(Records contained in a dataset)
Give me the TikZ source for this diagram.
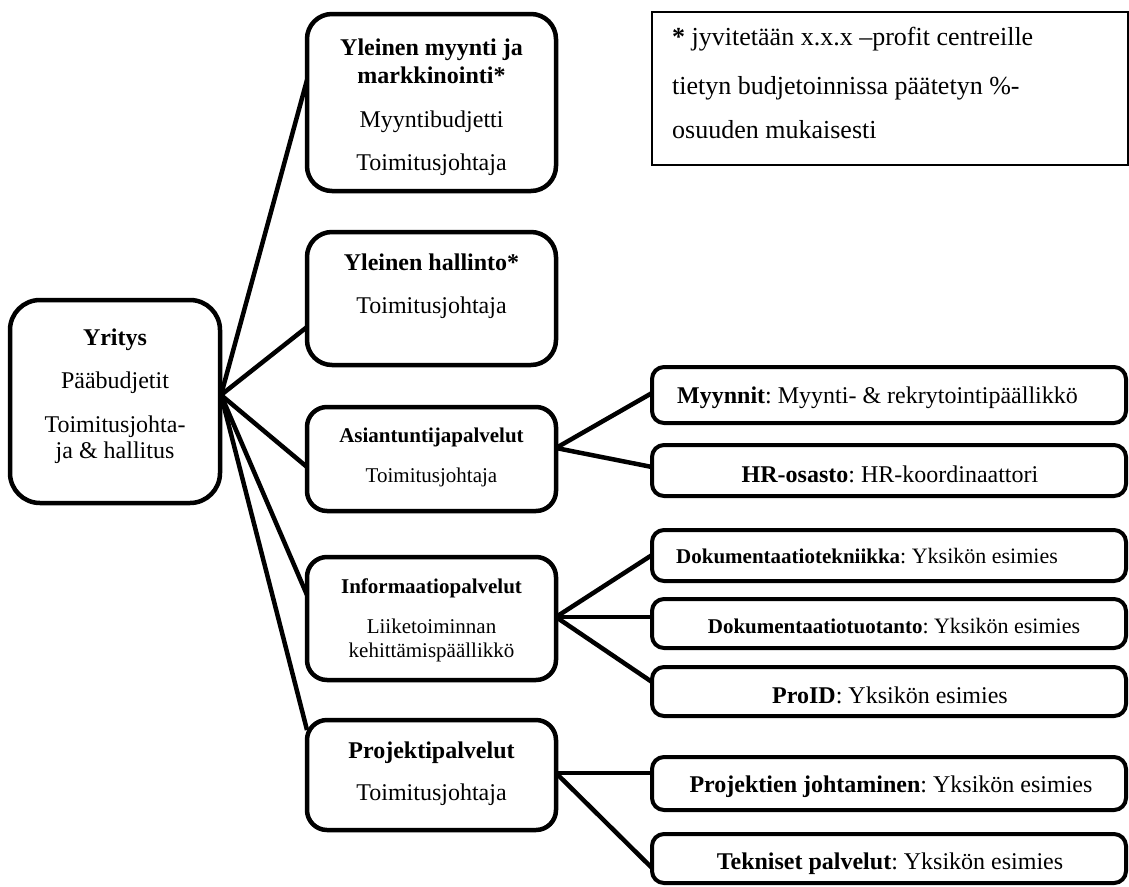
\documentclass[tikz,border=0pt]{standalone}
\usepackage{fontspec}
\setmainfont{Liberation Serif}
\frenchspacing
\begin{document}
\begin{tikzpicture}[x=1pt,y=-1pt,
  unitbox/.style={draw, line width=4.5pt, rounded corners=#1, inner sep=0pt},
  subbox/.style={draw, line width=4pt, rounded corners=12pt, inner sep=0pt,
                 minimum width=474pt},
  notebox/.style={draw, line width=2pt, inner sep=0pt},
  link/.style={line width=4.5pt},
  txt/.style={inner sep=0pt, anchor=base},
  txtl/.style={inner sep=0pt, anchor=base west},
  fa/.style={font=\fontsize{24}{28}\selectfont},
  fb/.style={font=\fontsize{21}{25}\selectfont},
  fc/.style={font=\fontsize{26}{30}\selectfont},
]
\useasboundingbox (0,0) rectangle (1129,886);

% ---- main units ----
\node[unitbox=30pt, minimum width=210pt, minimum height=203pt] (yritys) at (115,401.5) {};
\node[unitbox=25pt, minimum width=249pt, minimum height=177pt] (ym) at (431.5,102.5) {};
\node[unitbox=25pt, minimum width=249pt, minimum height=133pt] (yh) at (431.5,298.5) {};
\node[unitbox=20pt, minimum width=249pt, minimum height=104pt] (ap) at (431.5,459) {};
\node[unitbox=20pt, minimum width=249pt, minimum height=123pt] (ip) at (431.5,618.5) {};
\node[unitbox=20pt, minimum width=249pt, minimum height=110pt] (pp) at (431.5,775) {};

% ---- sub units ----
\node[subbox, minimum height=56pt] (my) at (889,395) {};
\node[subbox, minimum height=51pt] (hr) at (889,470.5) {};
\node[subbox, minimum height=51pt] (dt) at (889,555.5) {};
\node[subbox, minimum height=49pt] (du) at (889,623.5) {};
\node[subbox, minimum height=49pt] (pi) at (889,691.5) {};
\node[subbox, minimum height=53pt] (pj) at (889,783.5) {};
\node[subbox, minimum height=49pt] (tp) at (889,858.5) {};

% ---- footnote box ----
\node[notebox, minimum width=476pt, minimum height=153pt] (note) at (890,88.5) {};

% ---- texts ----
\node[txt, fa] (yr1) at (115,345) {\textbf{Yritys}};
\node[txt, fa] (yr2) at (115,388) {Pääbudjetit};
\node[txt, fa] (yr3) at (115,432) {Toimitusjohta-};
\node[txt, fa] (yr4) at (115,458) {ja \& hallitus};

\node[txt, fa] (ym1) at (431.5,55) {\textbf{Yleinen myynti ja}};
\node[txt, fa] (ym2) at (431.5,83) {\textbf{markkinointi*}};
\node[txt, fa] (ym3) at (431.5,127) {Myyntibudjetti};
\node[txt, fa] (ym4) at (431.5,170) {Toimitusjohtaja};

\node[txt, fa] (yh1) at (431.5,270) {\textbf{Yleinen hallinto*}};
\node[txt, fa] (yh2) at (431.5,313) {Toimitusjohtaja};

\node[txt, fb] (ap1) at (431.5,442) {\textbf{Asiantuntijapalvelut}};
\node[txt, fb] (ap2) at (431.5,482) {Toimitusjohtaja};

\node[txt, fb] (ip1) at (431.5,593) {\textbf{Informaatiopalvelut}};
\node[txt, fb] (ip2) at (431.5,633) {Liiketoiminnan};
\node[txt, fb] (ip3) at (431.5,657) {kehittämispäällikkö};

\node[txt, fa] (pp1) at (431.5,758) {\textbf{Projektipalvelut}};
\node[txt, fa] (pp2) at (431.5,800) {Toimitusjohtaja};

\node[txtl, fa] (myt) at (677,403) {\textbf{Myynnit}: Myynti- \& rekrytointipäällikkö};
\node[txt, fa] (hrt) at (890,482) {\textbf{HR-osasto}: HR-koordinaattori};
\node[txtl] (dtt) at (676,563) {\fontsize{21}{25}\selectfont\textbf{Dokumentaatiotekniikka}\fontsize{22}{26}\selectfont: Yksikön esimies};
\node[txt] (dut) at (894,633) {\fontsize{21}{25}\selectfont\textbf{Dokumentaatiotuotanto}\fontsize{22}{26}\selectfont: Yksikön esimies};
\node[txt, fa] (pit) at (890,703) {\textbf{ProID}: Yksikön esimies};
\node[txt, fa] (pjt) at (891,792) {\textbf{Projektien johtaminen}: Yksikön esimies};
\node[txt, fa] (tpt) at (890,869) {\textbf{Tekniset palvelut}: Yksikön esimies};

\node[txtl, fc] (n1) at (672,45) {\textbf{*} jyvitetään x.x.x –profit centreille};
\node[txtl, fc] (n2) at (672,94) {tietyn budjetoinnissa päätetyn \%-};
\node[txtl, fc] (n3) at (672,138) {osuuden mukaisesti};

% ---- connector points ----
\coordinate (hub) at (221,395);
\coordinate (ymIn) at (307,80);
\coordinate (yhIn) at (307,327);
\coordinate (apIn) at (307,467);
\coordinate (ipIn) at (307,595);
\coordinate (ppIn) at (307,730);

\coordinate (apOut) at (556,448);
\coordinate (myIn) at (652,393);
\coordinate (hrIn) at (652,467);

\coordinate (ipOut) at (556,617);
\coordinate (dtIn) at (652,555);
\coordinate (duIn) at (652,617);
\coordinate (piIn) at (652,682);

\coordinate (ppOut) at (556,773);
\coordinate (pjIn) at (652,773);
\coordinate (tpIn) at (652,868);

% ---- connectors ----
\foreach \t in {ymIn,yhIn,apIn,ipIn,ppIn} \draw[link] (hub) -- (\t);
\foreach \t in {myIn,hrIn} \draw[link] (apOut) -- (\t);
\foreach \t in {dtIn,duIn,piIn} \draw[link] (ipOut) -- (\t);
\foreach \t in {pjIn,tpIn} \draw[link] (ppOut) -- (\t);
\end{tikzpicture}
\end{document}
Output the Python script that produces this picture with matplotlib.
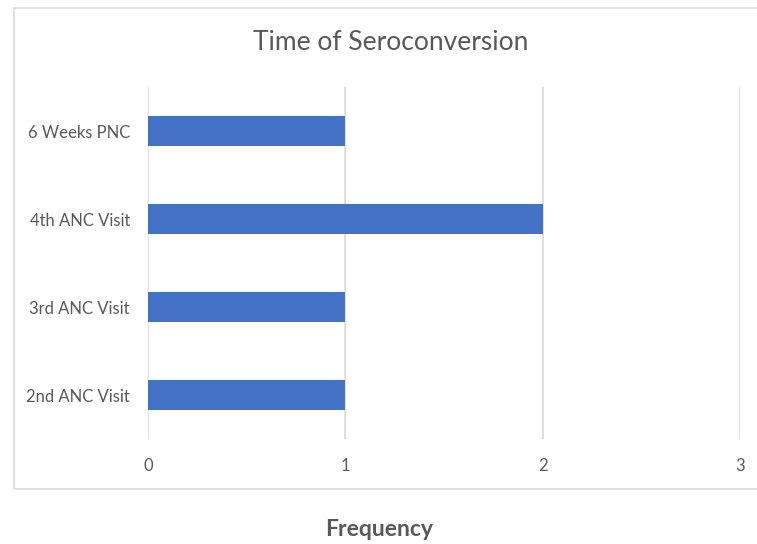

INSTRUCTIONS FOR THE TASK:
Leave out every picture and copy the rest of the records exactly.

PROBLEM SOLUTION:
Give me the TikZ source for this diagram.
\documentclass[tikz,border=0pt]{standalone}
\usepackage{fontspec}
\setmainfont{Liberation Serif}
\frenchspacing
\begin{document}
\begin{tikzpicture}[x=1pt,y=-1pt,
  unitbox/.style={draw, line width=4.5pt, rounded corners=#1, inner sep=0pt},
  subbox/.style={draw, line width=4pt, rounded corners=12pt, inner sep=0pt,
                 minimum width=474pt},
  notebox/.style={draw, line width=2pt, inner sep=0pt},
  link/.style={line width=4.5pt},
  txt/.style={inner sep=0pt, anchor=base},
  txtl/.style={inner sep=0pt, anchor=base west},
  fa/.style={font=\fontsize{24}{28}\selectfont},
  fb/.style={font=\fontsize{21}{25}\selectfont},
  fc/.style={font=\fontsize{26}{30}\selectfont},
]
\useasboundingbox (0,0) rectangle (1129,886);

% ---- main units ----
\node[unitbox=30pt, minimum width=210pt, minimum height=203pt] (yritys) at (115,401.5) {};
\node[unitbox=25pt, minimum width=249pt, minimum height=177pt] (ym) at (431.5,102.5) {};
\node[unitbox=25pt, minimum width=249pt, minimum height=133pt] (yh) at (431.5,298.5) {};
\node[unitbox=20pt, minimum width=249pt, minimum height=104pt] (ap) at (431.5,459) {};
\node[unitbox=20pt, minimum width=249pt, minimum height=123pt] (ip) at (431.5,618.5) {};
\node[unitbox=20pt, minimum width=249pt, minimum height=110pt] (pp) at (431.5,775) {};

% ---- sub units ----
\node[subbox, minimum height=56pt] (my) at (889,395) {};
\node[subbox, minimum height=51pt] (hr) at (889,470.5) {};
\node[subbox, minimum height=51pt] (dt) at (889,555.5) {};
\node[subbox, minimum height=49pt] (du) at (889,623.5) {};
\node[subbox, minimum height=49pt] (pi) at (889,691.5) {};
\node[subbox, minimum height=53pt] (pj) at (889,783.5) {};
\node[subbox, minimum height=49pt] (tp) at (889,858.5) {};

% ---- footnote box ----
\node[notebox, minimum width=476pt, minimum height=153pt] (note) at (890,88.5) {};

% ---- texts ----
\node[txt, fa] (yr1) at (115,345) {\textbf{Yritys}};
\node[txt, fa] (yr2) at (115,388) {Pääbudjetit};
\node[txt, fa] (yr3) at (115,432) {Toimitusjohta-};
\node[txt, fa] (yr4) at (115,458) {ja \& hallitus};

\node[txt, fa] (ym1) at (431.5,55) {\textbf{Yleinen myynti ja}};
\node[txt, fa] (ym2) at (431.5,83) {\textbf{markkinointi*}};
\node[txt, fa] (ym3) at (431.5,127) {Myyntibudjetti};
\node[txt, fa] (ym4) at (431.5,170) {Toimitusjohtaja};

\node[txt, fa] (yh1) at (431.5,270) {\textbf{Yleinen hallinto*}};
\node[txt, fa] (yh2) at (431.5,313) {Toimitusjohtaja};

\node[txt, fb] (ap1) at (431.5,442) {\textbf{Asiantuntijapalvelut}};
\node[txt, fb] (ap2) at (431.5,482) {Toimitusjohtaja};

\node[txt, fb] (ip1) at (431.5,593) {\textbf{Informaatiopalvelut}};
\node[txt, fb] (ip2) at (431.5,633) {Liiketoiminnan};
\node[txt, fb] (ip3) at (431.5,657) {kehittämispäällikkö};

\node[txt, fa] (pp1) at (431.5,758) {\textbf{Projektipalvelut}};
\node[txt, fa] (pp2) at (431.5,800) {Toimitusjohtaja};

\node[txtl, fa] (myt) at (677,403) {\textbf{Myynnit}: Myynti- \& rekrytointipäällikkö};
\node[txt, fa] (hrt) at (890,482) {\textbf{HR-osasto}: HR-koordinaattori};
\node[txtl] (dtt) at (676,563) {\fontsize{21}{25}\selectfont\textbf{Dokumentaatiotekniikka}\fontsize{22}{26}\selectfont: Yksikön esimies};
\node[txt] (dut) at (894,633) {\fontsize{21}{25}\selectfont\textbf{Dokumentaatiotuotanto}\fontsize{22}{26}\selectfont: Yksikön esimies};
\node[txt, fa] (pit) at (890,703) {\textbf{ProID}: Yksikön esimies};
\node[txt, fa] (pjt) at (891,792) {\textbf{Projektien johtaminen}: Yksikön esimies};
\node[txt, fa] (tpt) at (890,869) {\textbf{Tekniset palvelut}: Yksikön esimies};

\node[txtl, fc] (n1) at (672,45) {\textbf{*} jyvitetään x.x.x –profit centreille};
\node[txtl, fc] (n2) at (672,94) {tietyn budjetoinnissa päätetyn \%-};
\node[txtl, fc] (n3) at (672,138) {osuuden mukaisesti};

% ---- connector points ----
\coordinate (hub) at (221,395);
\coordinate (ymIn) at (307,80);
\coordinate (yhIn) at (307,327);
\coordinate (apIn) at (307,467);
\coordinate (ipIn) at (307,595);
\coordinate (ppIn) at (307,730);

\coordinate (apOut) at (556,448);
\coordinate (myIn) at (652,393);
\coordinate (hrIn) at (652,467);

\coordinate (ipOut) at (556,617);
\coordinate (dtIn) at (652,555);
\coordinate (duIn) at (652,617);
\coordinate (piIn) at (652,682);

\coordinate (ppOut) at (556,773);
\coordinate (pjIn) at (652,773);
\coordinate (tpIn) at (652,868);

% ---- connectors ----
\foreach \t in {ymIn,yhIn,apIn,ipIn,ppIn} \draw[link] (hub) -- (\t);
\foreach \t in {myIn,hrIn} \draw[link] (apOut) -- (\t);
\foreach \t in {dtIn,duIn,piIn} \draw[link] (ipOut) -- (\t);
\foreach \t in {pjIn,tpIn} \draw[link] (ppOut) -- (\t);
\end{tikzpicture}
\end{document}
Output the Python script that produces this picture with matplotlib.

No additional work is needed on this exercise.